The Holy Father and his four new friends sat together under the Father Sorin statue. The late evening sun was just beginning to set, casting a
beautiful glow on the statue of Mary on the Golden Dome. Nathan looked over to the pope, who was dressed in black with a simple Roman collar. Angus was wearing Chet's clothes. The resemblance to Father Chet was uncanny. It was more than the pope's slight build and strong Irish features–it was the spring in the step, the twinkle in the eye, the willingness to listen. And the collar.

The campus
was practically empty. Few people had the money to send their children to college. Word spread quickly that the pope was alive. Hundreds of people had come to Lee's ordination several hours earlier. His first act as a priest was to enter the confessional. Angus heard confessions himself for almost three hours.

Earlier in the day, before the crowds came to Immaculate Conception Church, Nathan had
asked the pope to set aside some time to discuss "a plan of action." The pope had agreed enthusiastically. It was a chance to get away for a relaxing, restful walk with his new friends after a physically draining day. His joints still ached as a result of the coma, despite the physical therapy he had received from the Carmelite nuns. He found during his long journey to Indiana that constant movement
helped keep him from tightening up. That, and five aspirins a day, allowed him to limp along.
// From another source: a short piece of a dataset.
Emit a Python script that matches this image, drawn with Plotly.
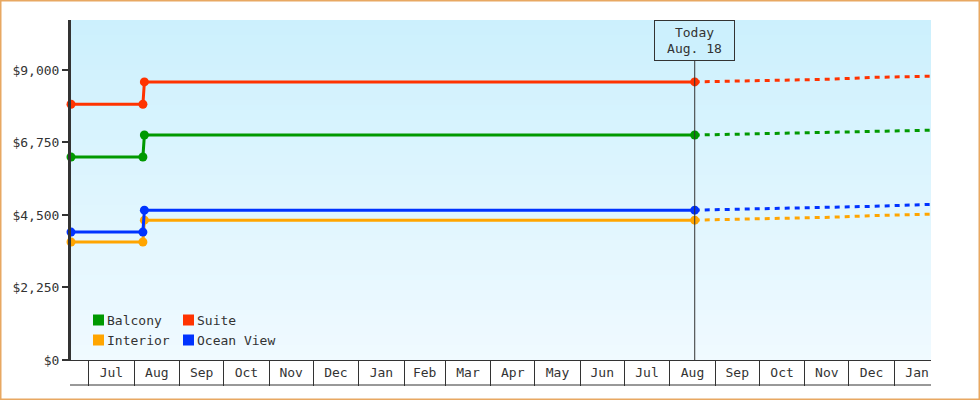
import plotly.graph_objects as go

# fare history (solid) and forecast (dotted)
hist_dates = ["2017-06-19", "2017-08-07", "2017-08-08", "2018-08-18"]
fc_dates = ["2018-08-18", "2018-09-18", "2018-10-18", "2018-11-18", "2018-12-18", "2019-01-26"]

cabins = ["Balcony", "Suite", "Interior", "Ocean View"]
colors = ["#009900", "#ff3300", "#ffa500", "#0033ff"]

balcony_hist = [6300, 6300, 6980, 6980]
suite_hist = [7935, 7935, 8630, 8630]
interior_hist = [3660, 3660, 4340, 4340]
ocean_hist = [3970, 3970, 4650, 4650]

balcony_fc = [6980, 7005, 7035, 7065, 7095, 7130]
suite_fc = [8630, 8658, 8680, 8711, 8770, 8805]
interior_fc = [4340, 4366, 4397, 4428, 4480, 4525]
ocean_fc = [4650, 4676, 4707, 4738, 4769, 4830]

y_ticks = [0, 2250, 4500, 6750, 9000]
y_labels = ["$0", "$2,250", "$4,500", "$6,750", "$9,000"]
today = "2018-08-18"
today_label = "Today<br>Aug. 18"

hist = dict(zip(cabins, [balcony_hist, suite_hist, interior_hist, ocean_hist]))
fc = dict(zip(cabins, [balcony_fc, suite_fc, interior_fc, ocean_fc]))
col = dict(zip(cabins, colors))

FONT = dict(family="DejaVu Sans Mono", size=13, color="#333333")
W, H = 980, 400
L, R, T, B = 71, 49, 20, 40
PW, PH = W - L - R, H - T - B

fig = go.Figure()
for name in ["Interior", "Ocean View", "Balcony", "Suite"]:
    fig.add_trace(go.Scatter(
        x=hist_dates, y=hist[name], mode="lines+markers", name=name,
        line=dict(color=col[name], width=3),
        marker=dict(color=col[name], size=9),
        cliponaxis=False, showlegend=False,
    ))
    fig.add_trace(go.Scatter(
        x=fc_dates, y=fc[name], mode="lines", name=name,
        line=dict(color=col[name], width=3, dash="5px,5px"),
        showlegend=False,
    ))

shapes = []
# vertical gradient background
n = 68
top, bot = (0xcc, 0xf0, 0xfd), (0xf0, 0xfa, 0xff)
for i in range(n):
    t = (i + 0.5) / n
    c = tuple(round(bot[k] + (top[k] - bot[k]) * t) for k in range(3))
    shapes.append(dict(type="rect", xref="paper", yref="paper", x0=0, x1=1,
                       y0=i / n, y1=(i + 1) / n, fillcolor="rgb(%d,%d,%d)" % c,
                       line=dict(width=0), layer="below"))

# today marker line
shapes.append(dict(type="line", xref="x", yref="paper", x0=today, x1=today,
                   y0=0, y1=1, line=dict(color="#333333", width=1)))
# bottom rule of the month cells
shapes.append(dict(type="line", xref="paper", yref="paper", x0=-1 / PW, x1=1,
                   y0=-25 / PH, y1=-25 / PH, line=dict(color="#333333", width=1)))
# outer frame
shapes.append(dict(type="rect", xref="paper", yref="paper",
                   x0=(0.75 - L) / PW, x1=(W - 0.75 - L) / PW,
                   y0=(0.75 - B) / PH, y1=(H - 0.75 - B) / PH,
                   line=dict(color="#e8a862", width=1.5)))

annotations = [dict(
    x=today, xref="x", y=1, yref="paper", yanchor="top", showarrow=False,
    text=today_label, font=FONT, bordercolor="#333333", borderwidth=1,
    borderpad=0, width=79, height=39, bgcolor="#ccf0fd",
)]

# legend, 2 x 2 grid in lower left of plot
leg_cols = [93, 183]
leg_rows = [320, 340]
for i, name in enumerate(cabins):
    cx = leg_cols[i % 2]
    cy = leg_rows[i // 2]
    shapes.append(dict(type="rect", xref="paper", yref="paper",
                       x0=(cx - L) / PW, x1=(cx + 11 - L) / PW,
                       y0=(360 - cy - 5.5) / PH, y1=(360 - cy + 5.5) / PH,
                       fillcolor=col[name], line=dict(width=0)))
    annotations.append(dict(x=(cx + 12 - L) / PW, y=(360 - cy) / PH,
                            xref="paper", yref="paper", xanchor="left",
                            yanchor="middle", showarrow=False, text=name,
                            font=FONT))

fig.update_layout(
    width=W, height=H,
    margin=dict(l=L, r=R, t=T, b=B),
    paper_bgcolor="white", plot_bgcolor="#e6f7fe",
    font=FONT,
    shapes=shapes, annotations=annotations,
    xaxis=dict(
        type="date", range=["2017-06-19", "2019-01-26"],
        tick0="2017-07-01", dtick="M1", tickformat="%b",
        ticklabelmode="period", ticks="outside", ticklen=25, tickwidth=1,
        tickcolor="#333333", showline=True, linewidth=1, linecolor="#333333",
        showgrid=False, zeroline=False, ticklabelstandoff=-25,
    ),
    yaxis=dict(
        range=[0, 10550], tickvals=y_ticks, ticktext=y_labels,
        ticks="outside", ticklen=6, tickwidth=2, tickcolor="#333333",
        showline=True, linewidth=3, linecolor="#333333",
        showgrid=False, zeroline=False,
    ),
)

fig.write_html("out.html", config={"displayModeBar": False},
               post_script="document.body.style.margin='0';")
They all crammed into Joe's Buick and drove to Notre Dame. Anne and Tom Wheat were watching the two babies back at the farm. The pope had never seen the beautiful campus before, but he was well aware of its existence, because the university had played a major role in undermining the teachings of the Church
since the early 1960s. The administration was now actively lobbying for Indiana to join the World Union so it could reopen its doors in the more vibrant, peaceful economy promised by the New World Order, its debit cards, and its World Dollars. Tom Wheat had been laid off. His tenure meant nothing in the existing legal and economic chaos.